Secondly, they all assume that the tech developers and/or management have the competencies they need to meaningfully conduct these audits and assessments. Do they though? Is self-assessment sufficient? Is it acceptable that they alone decide (if they at all actively do) that a system is acceptable to use if it is fair to 89 per cent of the workers? What about the remaining 11 per cent? Shouldn’t the workers concerned have a say?
Capacity building is happening
To fix all of these issues, there can be little doubt that capacity building is required. Fortunately, over the last one to two years, more and more unions are doing exactly this.
The global union for public services unions, PSI, is this year concluding a three-year capacity building project called Our Digital Future. It is training regional groups of digital rights organisers, trade union leaders and bargaining officers and equipping them with tools and guides to help bridge the gap from theory to practice and strengthen their collective bargaining.
The International Transport Workers’ Federation is running a two-year union transformation project that is introducing unions to a tailor-made Digital Readiness Framework that seeks to help unions tap into the potentials of digital technologies - but responsibly and with privacy and rights at heart.

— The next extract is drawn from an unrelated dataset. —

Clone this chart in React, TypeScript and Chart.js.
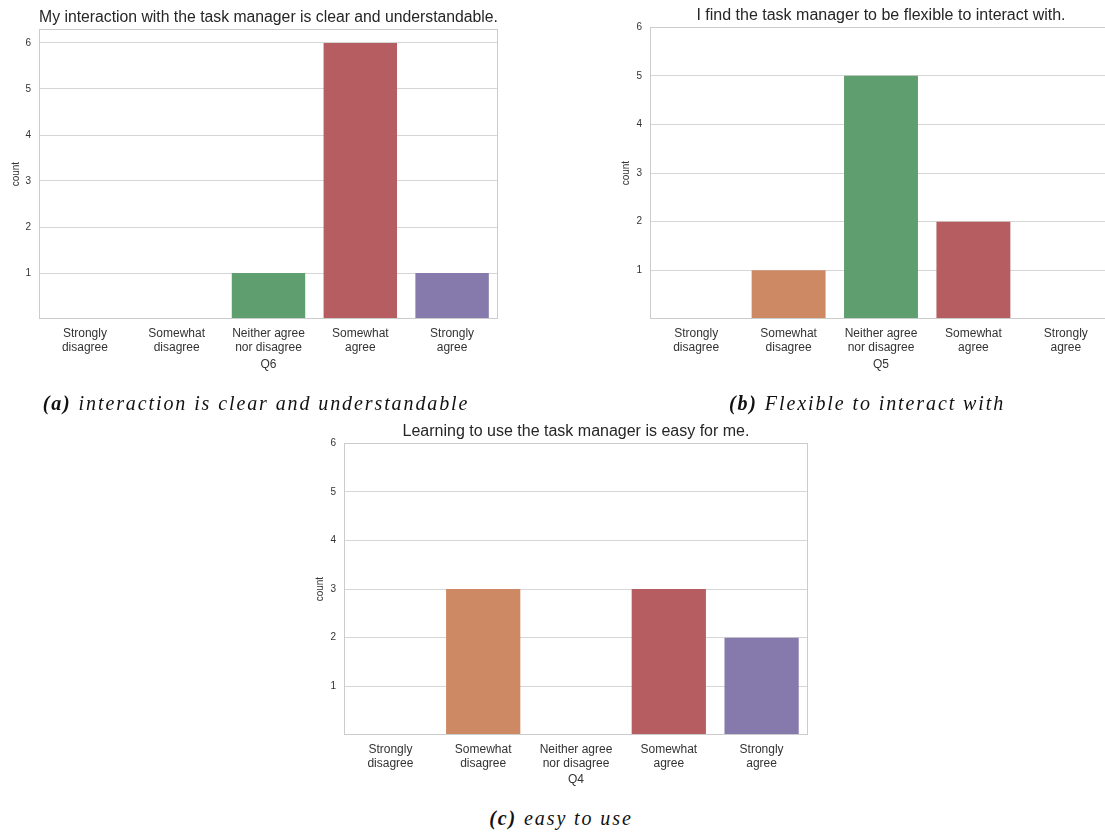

Education International has launched a three-part online course on their ALMA platform on the challenges of EdTech and possible union responses.
The British TUC has just launched an e-learning course called Managed by Artificial Intelligence: Interactive learning for union reps that in a practical and guided way helps unions map the digital technologies used and from there form critical responses.
The AFL-CIO in the United States has created a Technology Institute that according to AFL- CIO president Liz Shuler is “a hub for skills and knowledge to help labour reach the next frontier, grow and deploy our bargaining power, and make sure the benefits of technology create prosperity and security for everyone, not just the wealthy and powerful.”
Three Norwegian unions, Nito, Finansforbundet and Negotia, have collaborated to create an online course for shop stewards that is a general introduction to AI systems in workplaces as well as provides a tool to support shop stewards in asking the necessary questions to protect workers’ rights and to hold management responsible
Many other national, regional and global unions are leaping into this capacity building work through workshops and conferences on the digitalisation of work and workers. These events are inspiring their continued work to transform their strategies and table new demands in collective bargaining. The thrust from the unions will bring employers to the table, and in turn entice them to know what they need to know to address the union demands. Given the sluggishness and gaping holes in current governmental AI regulation discussions, collective bargaining will be essential for workers and their unions in order to reshape the digitisation of work in respect of workers’ fundamental rights, freedom and autonomy.